The Illusion of Stillness

I heard an interesting thing in a talk by Buddhist Meditation teacher Joseph Goldstein tonight. He was speaking about concentration, and how developing concentration allows us to not be thrown off balance by thoughts, mind-states, feelings, events, etc. He said that for the most part, one never reaches a state where concentration is constant, even in the minds of the most dedicated meditators. He said that there is always some fluctuations, however minor. And as our concentration deepens, the fluctuations become fewer and farther between.

It was such a relief to hear that. Concentration feels so much more attainable when it doesn’t have to be absolute.

And I resonated with the teaching at a very physical level. It sounded exactly like the Contact Improvisation exercise of the “small dance.” My take on the “small dance” is that it is what happens when we try to stand still and attempt to just let our natural alignment assert itself. We see that there is no such thing as absolute stillness–that we are always shifting, compensating, adjusting, our balance. Most of the time this movement is subconscious and invisible. When we pay attention to the process of trying to be still, we see a world of movements revealed. And it becomes a dance that we engage in, beautiful in itself, not having an end goal.

Maybe achieving more concentration, mindfulness, awareness and the like is also a series of dances. Maybe it’s something I can feel my way through–noticing when I am distracted, and using that distraction as a cue to shift my weight, rather than something that I’ve messed up or done wrong.
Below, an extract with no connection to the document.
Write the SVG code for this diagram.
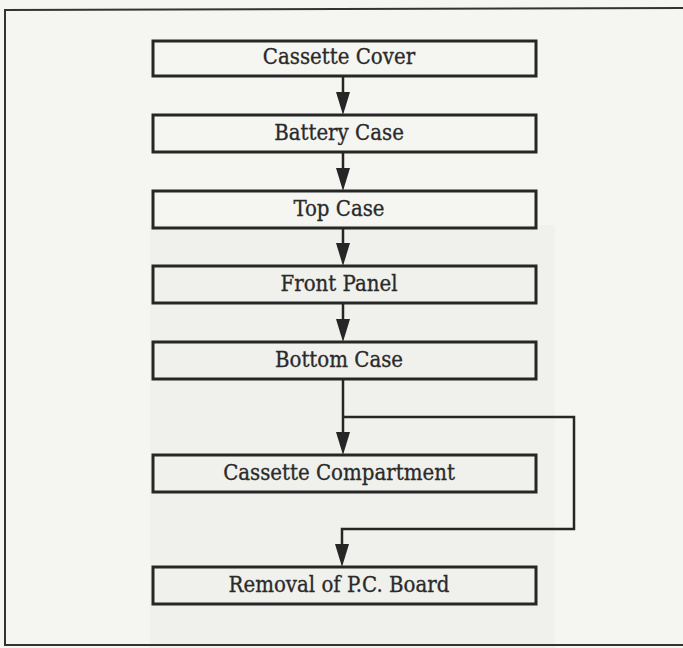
<svg xmlns="http://www.w3.org/2000/svg" width="683" height="648" viewBox="0 0 683 648">
  <style>
    .box rect { fill: none; stroke: #262626; stroke-width: 3; }
    .box text { font-family: "DejaVu Serif Condensed", "DejaVu Serif", "Liberation Serif", serif; font-stretch: condensed; font-size: 22px; fill: #2a2a2a; stroke: #2a2a2a; stroke-width: 0.3; text-anchor: middle; }
    .conn { fill: none; stroke: #262626; stroke-width: 2.5; }
    .head { fill: #262626; }
  </style>
  <rect x="0" y="0" width="683" height="648" fill="#f5f5f1"/>
  <rect x="150" y="225" width="405" height="423" fill="#f0f0ec"/>
  <path d="M683,8 L5,10 L5,645 L683,645" fill="none" stroke="#333" stroke-width="2"/>

  <g id="connectors">
    <path class="conn" d="M343,76 V92"/>
    <path class="head" d="M336,92 L350,92 L343,115 Z"/>
    <path class="conn" d="M343,152 V168"/>
    <path class="head" d="M336,168 L350,168 L343,191 Z"/>
    <path class="conn" d="M343,228 V243"/>
    <path class="head" d="M336,243 L350,243 L343,266 Z"/>
    <path class="conn" d="M343,303 V319"/>
    <path class="head" d="M336,319 L350,319 L343,342 Z"/>
    <path class="conn" d="M343,379 V432"/>
    <path class="head" d="M336,432 L350,432 L343,455 Z"/>
    <path class="conn" d="M343,417 H574 V529 H342 V544"/>
    <path class="head" d="M335,544 L349,544 L342,567 Z"/>
  </g>

  <g id="n1" class="box"><rect x="153" y="41" width="383" height="35"/><text x="339" y="64">Cassette Cover</text></g>
  <g id="n2" class="box"><rect x="153" y="115" width="383" height="37"/><text x="339" y="140">Battery Case</text></g>
  <g id="n3" class="box"><rect x="153" y="191" width="383" height="37"/><text x="339" y="216">Top Case</text></g>
  <g id="n4" class="box"><rect x="153" y="266" width="383" height="37"/><text x="339" y="291">Front Panel</text></g>
  <g id="n5" class="box"><rect x="153" y="342" width="383" height="37"/><text x="339" y="367">Bottom Case</text></g>
  <g id="n6" class="box"><rect x="153" y="455" width="383" height="37"/><text x="339" y="480">Cassette Compartment</text></g>
  <g id="n7" class="box"><rect x="153" y="567" width="383" height="37"/><text x="339" y="592">Removal of P.C. Board</text></g>
</svg>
I find that the more I’ve committed to my dance and art practices as valid paths to wholeness, the more they help me understand the myriad spiritual disciplines I’ve studied. Many times in meditation retreats and workshops, I would find myself baffled by apparent paradoxes or complex instructions that my teachers would present. And sometimes this would lead to frustration, self-doubt, and self-judgement about my inadequacies as a spiritual practicioner, or even just as a human being.  But when I am able to relate one of these teachings to my experience with movement and/or art-making, I can understand it intuitively.

This confirms for me the value of art, and the value of following what I love. There have been many times in my life that I’ve felt that if I’m ever to get through the crises, suffering, confusion, I would experience, I was going to have to commit full time to a spiritual discipline. I would have to become a monk, or at least organize all aspects of my life towards maximizing meditation time. But each time I would get to this point, something would point me back to dance. And it was through dancing, that I would find my way again.

I’m just now understanding that my spiritual path is not many different things rolled into one, but rather one thing that has many different aspects. It is a path of dance/art/music/meditation/directing/performing. I’ve often felt inferior to those that are able to devote themselves so quickly to the Buddhist Meditation practices that I’ve studied. I feel like I’m always on the fence with them–dropping in to learn something, then taking it over to my little corner and adapting it. But I get the sense that I’ve been cooking up something that is true for me, and so infinitely more powerful than anything that I’d try to take on from the outside. It’s still in the oven, but its aroma is wafting out around the house and it smells like I’m on the right track somehow.